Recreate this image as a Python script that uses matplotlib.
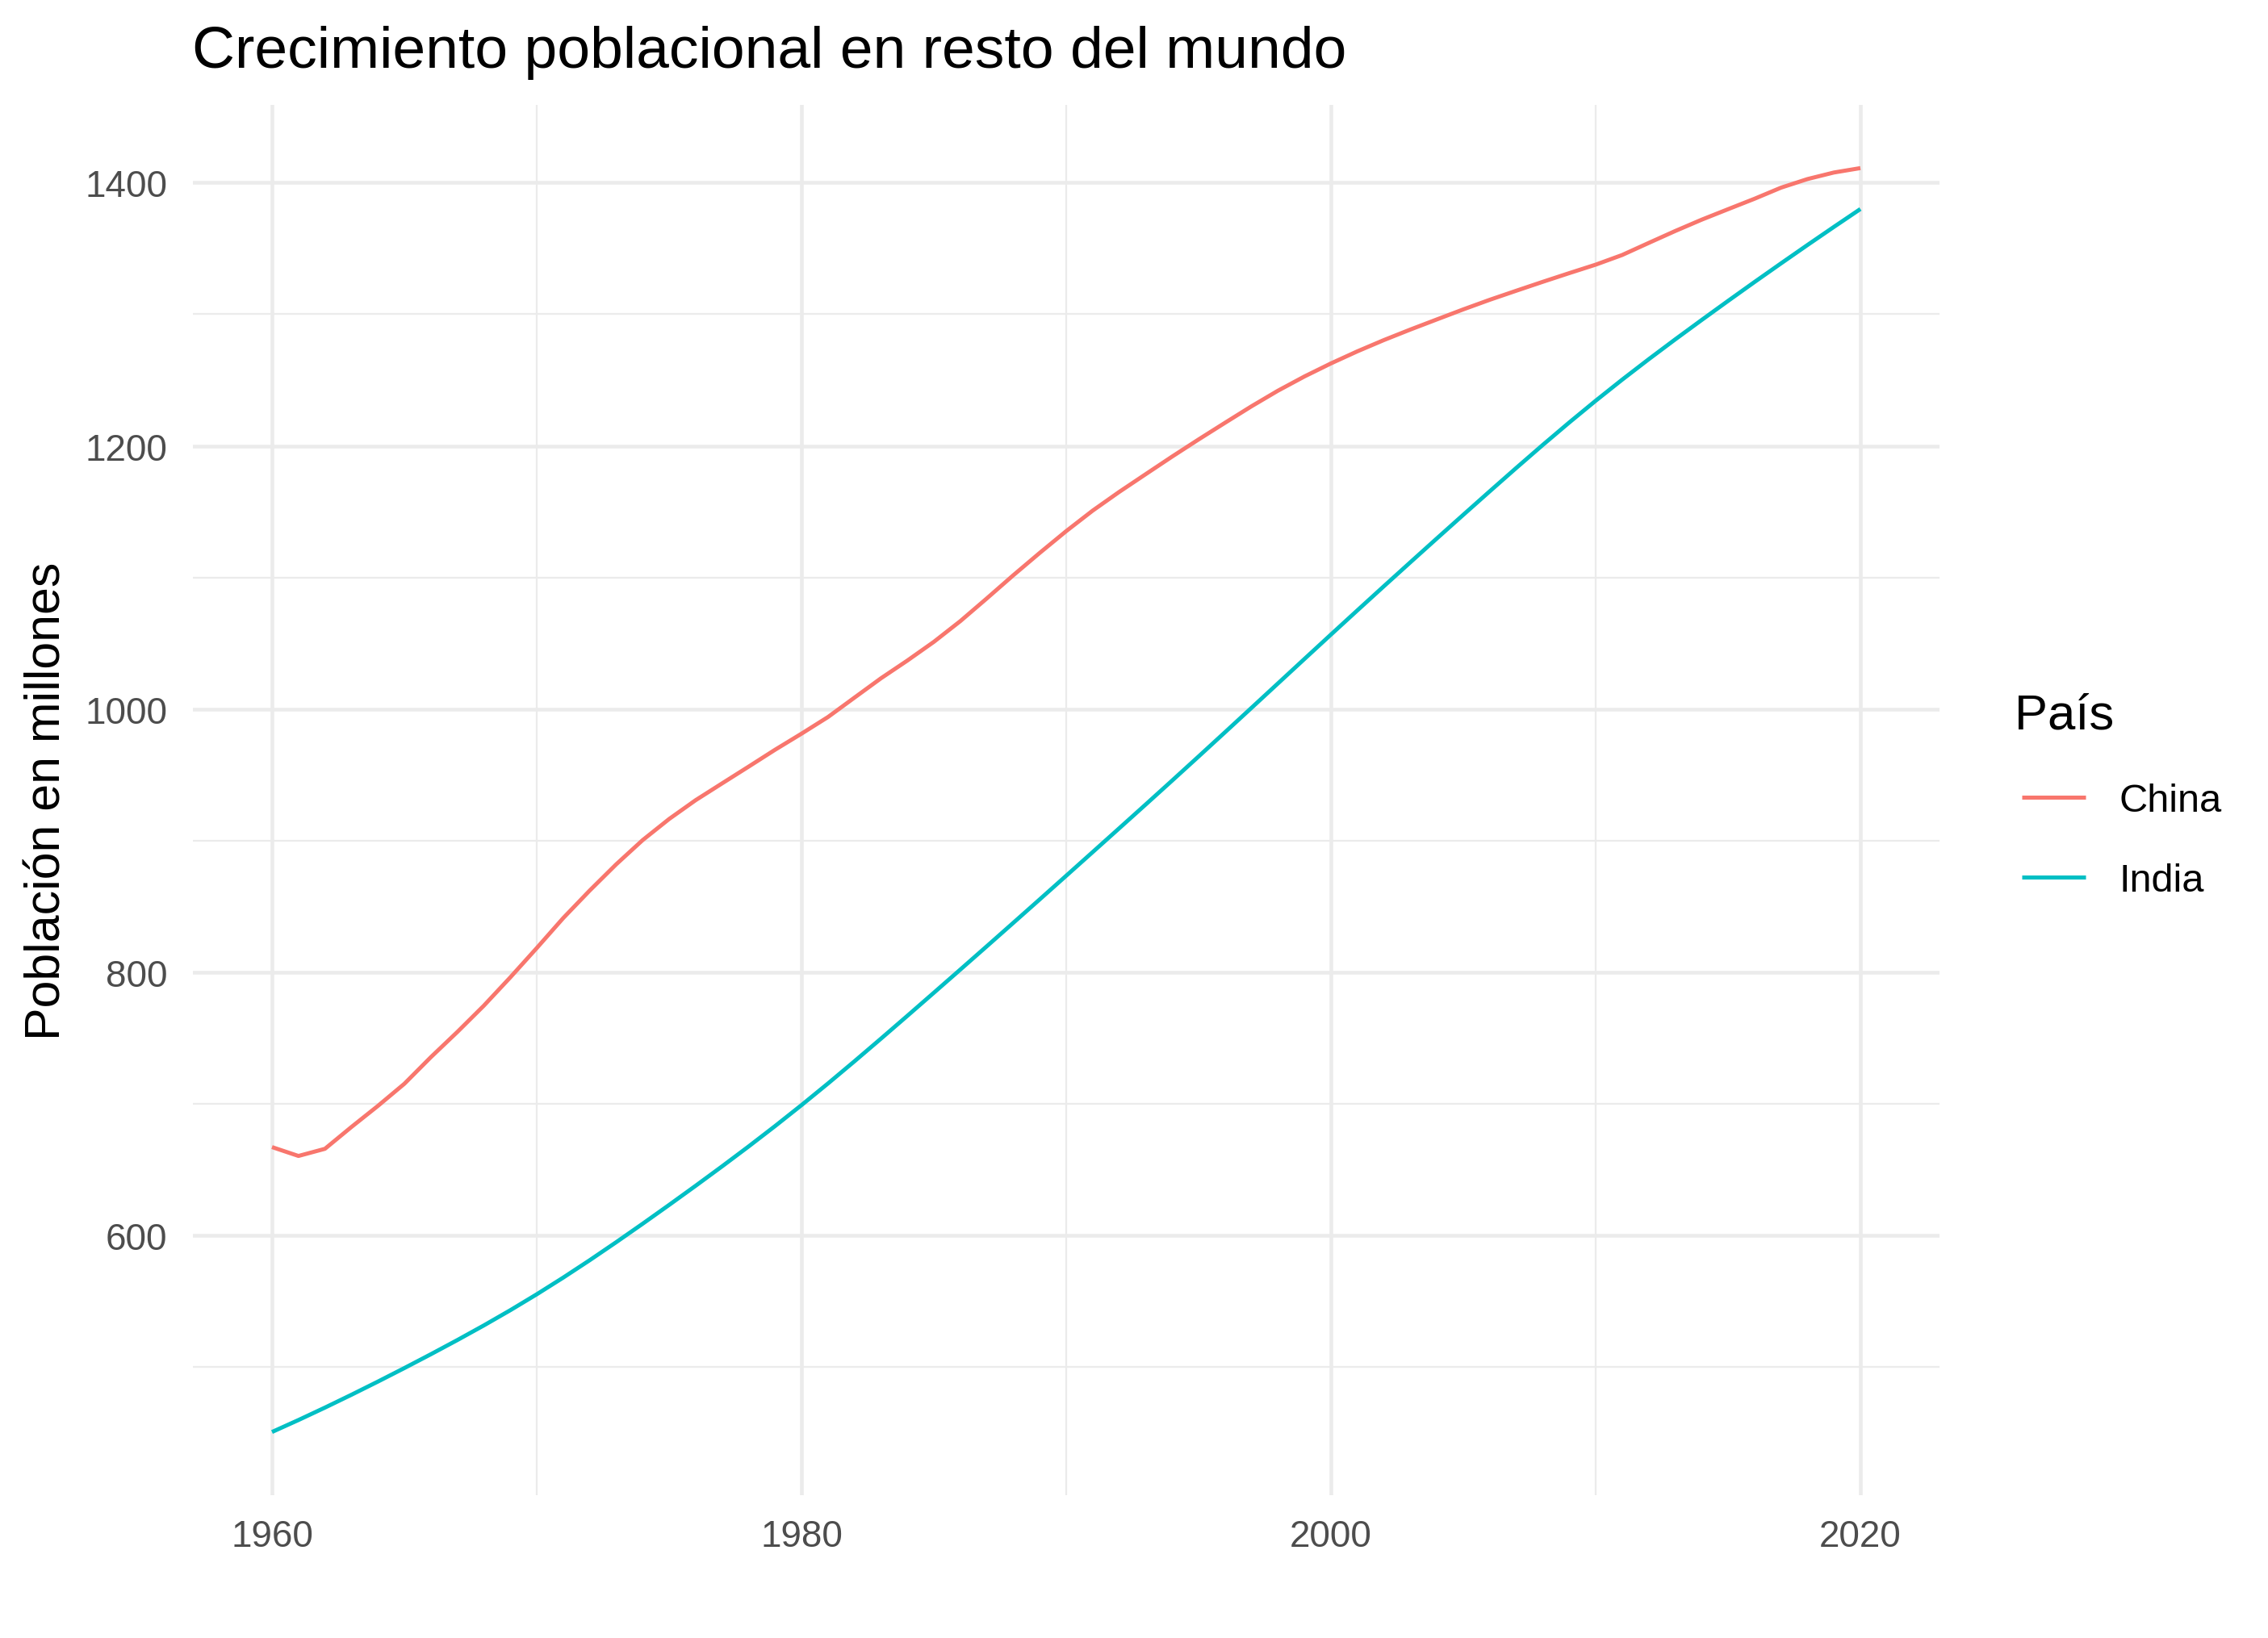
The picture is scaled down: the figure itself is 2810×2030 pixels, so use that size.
import matplotlib
matplotlib.use("Agg")
import matplotlib.pyplot as plt
from matplotlib.ticker import FixedLocator

years = list(range(1960, 2021))
china = [667.07, 660.33, 665.77, 682.34, 698.36, 715.19, 735.40, 754.55, 774.51, 796.03,
         818.32, 841.11, 862.03, 881.94, 900.35, 916.40, 930.69, 943.46, 956.17, 969.01,
         981.24, 993.89, 1008.63, 1023.31, 1036.83, 1051.04, 1066.79, 1084.04, 1101.63, 1118.65,
         1135.19, 1150.78, 1164.97, 1178.44, 1191.84, 1204.86, 1217.55, 1230.08, 1241.94, 1252.74,
         1262.65, 1271.85, 1280.40, 1288.40, 1296.08, 1303.72, 1311.02, 1317.89, 1324.66, 1331.26,
         1337.71, 1345.04, 1354.19, 1363.24, 1371.86, 1379.86, 1387.79, 1396.22, 1402.76, 1407.75,
         1411.10]
india = [450.55, 459.64, 469.08, 478.83, 488.85, 499.12, 509.63, 520.40, 531.51, 543.08,
         555.19, 567.87, 581.09, 594.77, 608.80, 623.10, 637.63, 652.41, 667.50, 682.99,
         698.95, 715.38, 732.24, 749.43, 766.83, 784.36, 801.98, 819.68, 837.47, 855.33,
         873.28, 891.27, 909.31, 927.40, 945.60, 963.92, 982.37, 1000.90, 1019.48, 1038.06,
         1056.58, 1075.00, 1093.32, 1111.52, 1129.62, 1147.61, 1165.49, 1183.21, 1200.67, 1217.73,
         1234.28, 1250.29, 1265.78, 1280.85, 1295.60, 1310.15, 1324.52, 1338.66, 1352.64, 1366.42,
         1380.00]
series_names = ["China", "India"]
series_colors = ["#F8766D", "#00BFC4"]
x_ticks = [1960, 1980, 2000, 2020]
x_minor = [1970, 1990, 2010]
y_ticks = [600, 800, 1000, 1200, 1400]
y_minor = [500, 700, 900, 1100, 1300]

title = "Crecimiento poblacional en resto del mundo"
ylabel = "Población en millones"
legend_title = "País"

plt.rcParams["font.family"] = ["Liberation Sans", "DejaVu Sans"]

W, H = 2810, 2031
DPI = 300
fig = plt.figure(figsize=(W / DPI, H / DPI), dpi=DPI)

left, right, top, bottom = 238.6, 2403.4, 131, 1854
ax = fig.add_axes([left / W, (H - bottom) / H, (right - left) / W, (bottom - top) / H])

lines = []
for vals, name, col in zip([china, india], series_names, series_colors):
    ln, = ax.plot(years, vals, color=col, lw=1.2, label=name, solid_capstyle="butt", zorder=3)
    lines.append(ln)

xmin, xmax = min(years), max(years)
xr = xmax - xmin
ax.set_xlim(xmin - 0.05 * xr, xmax + 0.05 * xr)
allv = china + india
ymin, ymax = min(allv), max(allv)
yr = ymax - ymin
ax.set_ylim(ymin - 0.05 * yr, ymax + 0.05 * yr)

ax.xaxis.set_major_locator(FixedLocator(x_ticks))
ax.xaxis.set_minor_locator(FixedLocator(x_minor))
ax.yaxis.set_major_locator(FixedLocator(y_ticks))
ax.yaxis.set_minor_locator(FixedLocator(y_minor))

ax.grid(which="major", color="#EBEBEB", lw=1.1, zorder=0)
ax.grid(which="minor", color="#EBEBEB", lw=0.55, zorder=0)
ax.set_axisbelow(True)
for s in ax.spines.values():
    s.set_visible(False)
ax.tick_params(which="both", length=0)
ax.tick_params(axis="x", labelsize=11, labelcolor="#4D4D4D", pad=1)
ax.tick_params(axis="y", labelsize=11, labelcolor="#4D4D4D", pad=7.5)

fig.text(238 / W, (H - 84) / H, title, fontsize=17.6, color="black", ha="left", va="baseline")
fig.text(59 / W, (H - (top + bottom) / 2) / H, ylabel, fontsize=14.6, rotation=90,
         ha="center", va="center")

# legend title
fig.text(2496 / W, (H - 904) / H, legend_title, fontsize=14.8, ha="left", va="baseline")

# legend entries
target_x0 = 2505      # left end of first key line (px)
target_y0 = 989       # centre of China key line (px from top)
leg = fig.legend(handles=lines, labels=series_names,
                 loc="upper left", bbox_to_anchor=(target_x0 / W, (H - target_y0) / H),
                 frameon=False, fontsize=11.7,
                 handlelength=1.62, handletextpad=0.85, labelspacing=1.1,
                 borderpad=0, borderaxespad=0)
for lh in leg.get_lines():
    lh.set_linewidth(1.2)

fig.canvas.draw()
lh0 = leg.get_lines()[0]
bb = lh0.get_window_extent()
dx = target_x0 - bb.x0
dy = (H - target_y0) - (bb.y0 + bb.y1) / 2
leg.set_bbox_to_anchor(((target_x0 + dx) / W, (H - target_y0 + dy) / H), transform=fig.transFigure)

# place x tick labels so the digit tops sit ~31 px below the panel
renderer = fig.canvas.get_renderer()
lab = [t for t in ax.get_xticklabels() if t.get_text()][0]
tb = lab.get_window_extent(renderer)
cur_top = H - tb.y1
target_top = 1883
extra_px = target_top - cur_top
ax.tick_params(axis="x", pad=1 + extra_px * 72 / DPI)

fig.savefig("out.png", dpi=DPI)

The problem
Begin at the first line of the data above and repeat each line exactly, stopping after the line containing "from matplotlib.ticker import FixedLocator". Omit the pictures.

The result
Recreate this image as a Python script that uses matplotlib.
The picture is scaled down: the figure itself is 2810×2030 pixels, so use that size.
import matplotlib
matplotlib.use("Agg")
import matplotlib.pyplot as plt
from matplotlib.ticker import FixedLocator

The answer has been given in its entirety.